In a market drunk on AI video upscaling and compression claims, how many companies have stopped to question whether any of this claimed quality improvement actually looks better to the human eye?
The answer, according to video optimization firm Beamr, cannot be found in the industry’s comfort blanket of objective metrics like PSNR, SSIM, and even VMAF, which can be routinely “fooled” and increasingly detached from perceptual reality.
At NAB 2026, Beamr is launching an expanded version of its Vista platform, positioned as a scalable subjective testing service. The company frames Vista as a bridge between fast-but-flawed metrics and slow-but-expensive lab-based human testing, by building an environment where real human viewers are brought into the loop.
Speaking to Faultline, Chief Product Officer Dani Megrelishvili made it clear this is a business model pivot for Beamr, and a much-needed one.
Originally built to validate Beamr’s own Content-Adaptive Bitrate (CABR) technology, the platform is refining a methodology for comparing videos that look the same, and figuring out which one is worse. Only in the past six months, Megrelishvili said, have customers began pushing Beamr to externalize the capability.
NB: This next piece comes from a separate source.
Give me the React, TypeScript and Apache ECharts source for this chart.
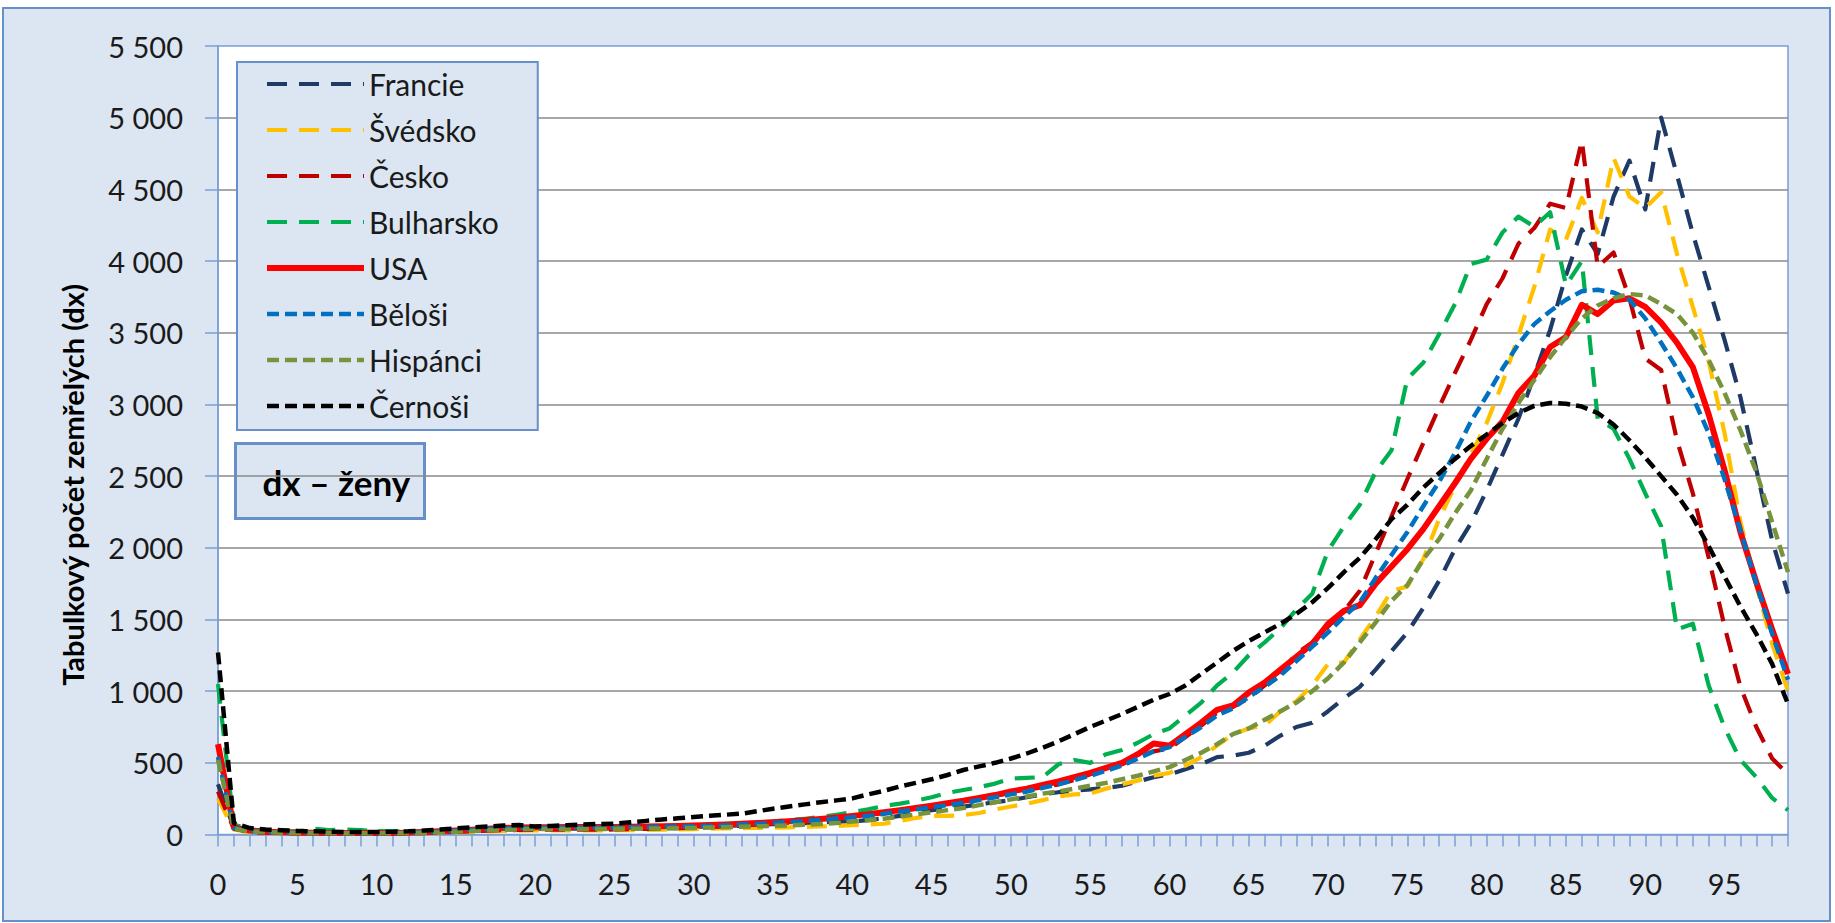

That demand has triggered a productization effort, transforming what was effectively an internal QA tool into something closer to perceptual quality as a service.
The mechanics are simple. Viewers are shown side-by-side clips and told to choose which looks worse. This forced-choice method is designed to eliminate bias and surface even marginal differences.
Behind the scenes, Beamr seeds tests with verification pairs to weed out inattentive or fraudulent participants, a necessary step when relying on crowdsourced labor pools.
And yes, Vista is crowdsourced. Beamr is sourcing “a few dozen” viewers per test via external platforms, paying them to participate, and filtering results statistically. Results are returned within days, much quicker than lab-based testing, with confidence levels designed to satisfy engineering teams making production decisions.
Every tweak, from codec switches (i.e. AV1 vs. HEVC), bitrate ladder changes, or super resolution models, introduces risk. Rollbacks can be costly for video service providers, and visual regressions can slip through unnoticed if teams rely purely on metrics. Vista is something of a final sanity check.
Beamr’s forthcoming NAB demo will use Vista to validate Nvidia’s RTX Video Super Resolution. According to Beamr, AI upscaling outperformed bicubic alternatives with 95% statistical confidence across 60 qualified viewers.
Studios, streamers, and codec vendors have long relied on “golden eyes” panels to validate quality. This traditional subjective testing is slow, expensive, and tightly controlled (calibrated displays, lighting conditions, lab environments). Beamr is telling customers it’s okay to trade some of that control for speed and accessibility.
Yet Beamr is not alone.
Netflix, for example, has invested heavily in aligning VMAF with human perception through extensive subjective testing datasets. Other vendors are layering machine learning on top of subjective metrics, rather than replacing metrics altogether. Meanwhile, crowdsourced UX testing platforms outside the video domain have been operating at scale for years.
There are also questions around consistency. Crowdsourced viewers and device variability (particularly as HDR and high-end displays enter the mix) introduce noise that traditional lab testing is designed to eliminate. Beamr admits HDR testing is not yet supported, which is a notable omission.
So while Beamr positions Vista as closing the gap between objective and subjective testing, it may be more accurate to say it is sacrificing some objective precision for speed, scale, and cost.
Another point is “hackability”. Megrelishvili addressed how scores like VMAF can be optimized to look good on paper without actually improving what viewers perceive on screen. This is a byproduct of how these metrics are trained and tuned, creating an incentive for encoder developers and AI models to chase higher scores. In that sense, Vista is a corrective layer, designed to potentially expose when a pipeline has been engineered to satisfy an algorithm instead of a human eye.
Last year, following Beamr CEO Sharon Carmel’s presentation at Mile High Video in Denver, Faultline wrote that the company was doubling down on Nvidia’s GPU ecosystem, convinced that the latest architectures would deliver the speed and efficiency once promised.
At the time, Beamr’s market cap was sitting pretty at $43.4 million. Today, it has fallen to $28 million. Beamr is hoping that cuddling up closer with Nvidia will reverse the downward trend.